Writer: Peter David
Penciler: Dennis Calero
Inker: Jose Villarrubia
Rating: 4 Night Girls out of 5.
Synopsis: The issue starts with Rictor showing up at the diner that Siryn said she was going to grab a bite. She isn’t there, so Rictor uses the tracer they all carry to find her.
We then cut to an abandoned theater with Siryn all beat up, tied up to a chair and gagged. A doctor who use to be a mutant patched up her injuries from last issue. The doctor rants and raves about how he used to be a mutant before he lost his abilities. He slaps Siryn around a little. The doctor continues to talk to Siryn and un-gags her. Her vocal cords have been temporarily paralyzed due to the dart from last issue.
The doctor continues to torture Siryn by stabbing her leg to make sure she will behave. The doctor continues to rant and rave about mutants losing their powers and how X-Factor and X-Men haven’t done anything to find out who is responsible for the mutants losing their powers.
We then cut back to Rictor who finds Siryn’s tracking device and then a lock of her hair and follows it to the stage door of the abandoned theater. We see the doctor threatening to cut out one of Siryn’s eyes if she doesn’t swear to find out who de-powered the mutants and then fix everything and get the mutants back their powers. Siryn says she can’t do that.

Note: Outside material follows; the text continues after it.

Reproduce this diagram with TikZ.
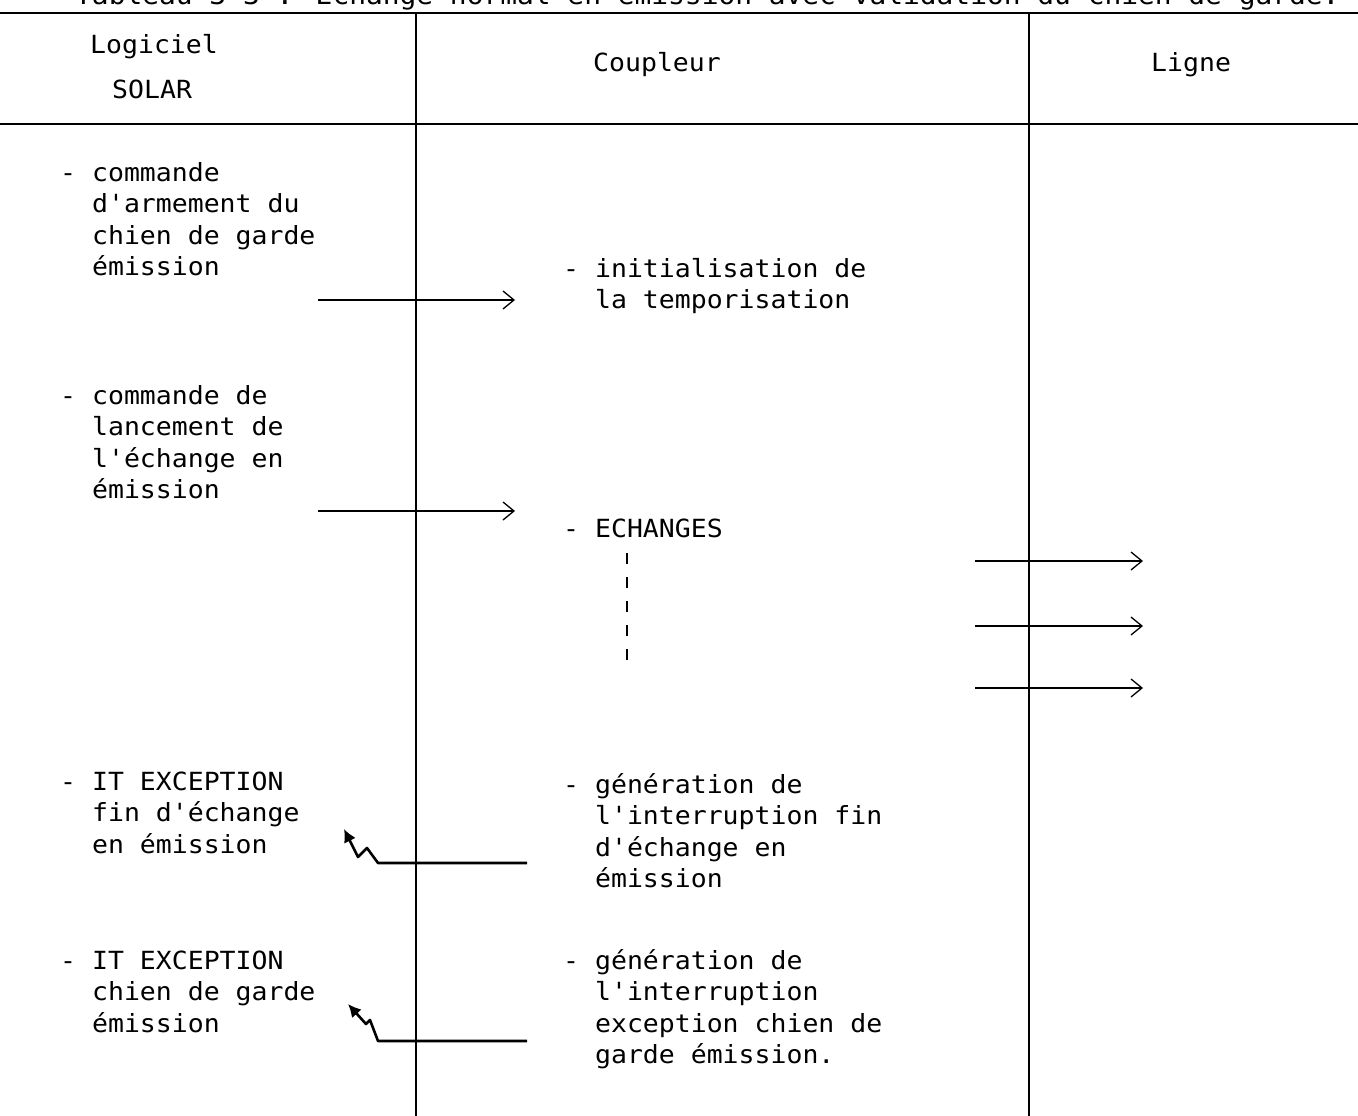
\documentclass[tikz,border=0pt]{standalone}
\usepackage{fontspec}
\newfontfamily\machine[FakeStretch=1.06]{DejaVu Sans Mono}
\usetikzlibrary{arrows.meta}

\newcommand{\retrait}{\hphantom{-~}}

\begin{document}
\begin{tikzpicture}[
  x=1pt, y=-1pt,
  txt/.style={anchor=base west, inner sep=0pt, align=left,
              font=\machine\fontsize{25}{31.5}\selectfont},
  filet/.style={line width=1.1pt},
  gros/.style={line width=2.2pt},
  arr/.style={line width=2.4pt, -{Straight Barb[length=11pt,width=18pt,line width=1.3pt]}},
  itarr/.style={line width=2.6pt, line join=round, -{Latex[length=13pt,width=13pt]}},
  suite/.style={line width=1.6pt, dash pattern=on 11pt off 13pt}
]
\clip (0,0) rectangle (1358,1116);
\useasboundingbox (0,0) rectangle (1358,1116);

% titre (coupe en haut)
\node[txt, font=\machine\fontsize{26.3}{30}\selectfont] (titre) at (75,5)
  {Tableau 3-3 : Echange normal en émission avec validation du chien de garde.};

% cadre du tableau
\draw[gros] (0,13) -- (1358,13);
\draw[gros] (0,124) -- (1358,124);
\draw[filet] (416,13) -- (416,1116);
\draw[filet] (1029,13) -- (1029,1116);

% en-tetes
\node[txt] (logi) at (90,54) {Logiciel};
\node[txt] (solar) at (112,99) {SOLAR};
\node[txt] (coup) at (593,71) {Coupleur};
\node[txt] (ligne) at (1151,71) {Ligne};

% colonne logiciel (ancre = ligne de base de la derniere ligne)
\node[txt] (armt) at (60,275.5) {-~commande\\\retrait d'armement du\\\retrait chien de garde\\\retrait émission};
\node[txt] (lanc) at (60,498.5) {-~commande de\\\retrait lancement de\\\retrait l'échange en\\\retrait émission};
\node[txt] (itfin) at (60,853) {-~IT EXCEPTION\\\retrait fin d'échange\\\retrait en émission};
\node[txt] (itcg) at (60,1032) {-~IT EXCEPTION\\\retrait chien de garde\\\retrait émission};

% colonne coupleur
\node[txt] (init) at (563,308.5) {-~initialisation de\\\retrait la temporisation};
\node[txt] (ech) at (563,537) {-~ECHANGES};
\node[txt] (genfin) at (563,887.5) {-~génération de\\\retrait l'interruption fin\\\retrait d'échange en\\\retrait émission};
\node[txt] (gencg) at (563,1063.5) {-~génération de\\\retrait l'interruption\\\retrait exception chien de\\\retrait garde émission.};

% points d'accroche
\coordinate (a1s) at (318,300);  \coordinate (a1e) at (515,300);
\coordinate (a2s) at (318,511);  \coordinate (a2e) at (515,511);
\coordinate (l1s) at (975,561);  \coordinate (l1e) at (1143,561);
\coordinate (l2s) at (975,626);  \coordinate (l2e) at (1143,626);
\coordinate (l3s) at (975,688);  \coordinate (l3e) at (1143,688);
\coordinate (i1s) at (527,863);  \coordinate (i1e) at (344,829);
\coordinate (i2s) at (527,1041); \coordinate (i2e) at (348,1004);
\coordinate (ech1) at (627,553); \coordinate (ech2) at (627,668);

% commandes vers le coupleur
\draw[arr] (a1s) -- (a1e);
\draw[arr] (a2s) -- (a2e);
% echanges sur la ligne
\draw[arr] (l1s) -- (l1e);
\draw[arr] (l2s) -- (l2e);
\draw[arr] (l3s) -- (l3e);
\draw[suite] (ech1) -- (ech2);

% interruptions vers le logiciel
\draw[itarr] (i1s) -- ++(-149,0) -- ++(-11,-15) -- ++(-9,9) -- (i1e);
\draw[itarr] (i2s) -- ++(-149,0) -- ++(-8,-21) -- ++(-4,4) -- (i2e);
\end{tikzpicture}
\end{document}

Rictor then calls out for Siryn. The doctor sneaks around to behind Rictor and is just about to stab him in the back when Siryn frees one of her arms, pulls the ball gag out of her mouth and lets out a sonic scream blasting the doctor’s glasses into his eyes. The doctor starts raving that they took his powers away and he wants his life back and now he is going to kill them.
Rictor wraps one of the stage ropes around the doctor’s neck and the doctor, while trying to stab Rictor cuts the rope attached to the sand bag. This causes the rope to tighten around the doctor’s neck pulling him off the ground and hanging him. That is one dead doctor. Rictor gets Siryn and they leave. End of issue.
The Good: First, this issue has the funniest intro page where you get a short synopsis of the story up to this issue. By far the best one I have ever read. Gotta love Peter David.
As always, the dialogue was absolutely fantastic. There was very little action, but the dialogue was so entertaining that you didn’t need much action. David has a great sense of comedy and is able to mix it in with gripping suspense and serious dialogue. This creates a well rounded story that never borders on too much humor that takes away from the serious side of the comic. It is the perfect amount of humor so the story isn’t overwhelmingly dark like, say, Daredevil.
Peter David’s crazy doctor was an interesting character. It was a neat way to show how many of the lower profile mutants have reacted to losing their powers and basically their identity and purpose in life.
The story was extremely well paced and crafted. It engrossed the reader and created a nice feeling of suspense. Peter David created a really cool little one-shot story that was fun to read.
The art rocked. I have really come around to Dennis Calero’s art. Calero’s art is perfect for the dark, moody and offbeat vibe of this version of X-Factor. His use of shading adds to the story. Calero draws great facial expressions and mixes up the “camera angles” for each panel. There is plenty of variety and it creates an enjoyable comic to read.
The Bad: Now, after praising David and this issue, I’m going to tell you that with this issue, the Revolution will be placing X-Factor on our Probation List. I know what you followers of the Revolution are asking? Why? You just complimented the story! You have it 4 Night Girls in your rating! True. Taken as just a single issue, it deserved a high score because it was well done. The Revolution’s rating system rates the single issue and not the title overall. Yes, this issue was well done; however, looking at X-Factor over the first 5 issues, I have serious problems with the direction of this title.
I don’t mind a one-shot every once in a while. Particularly after a very large storyline has ended. It gives the reader a chance to catch their breath, digest what just happened and re-group before the writer kicks off another large storyline. However, X-Factor has only had 5 issues and has had nothing even remotely resembling a large storyline. If anything, issues 1-4 centered around a very small storyline and not much else.
In an early X-Factor review, the Revolution pointed out that it felt like not much was going on with this title and that David had no real direction and wasn’t building this title up to much of anything. It is far to early in this series for there already to be a one-shot issue when almost nothing has happened in this title in the first four issues.
I like David and I like Calero’s art, but they really have to get this title some purpose and direction if the Revolution is going to keep spending out hard earned money on it.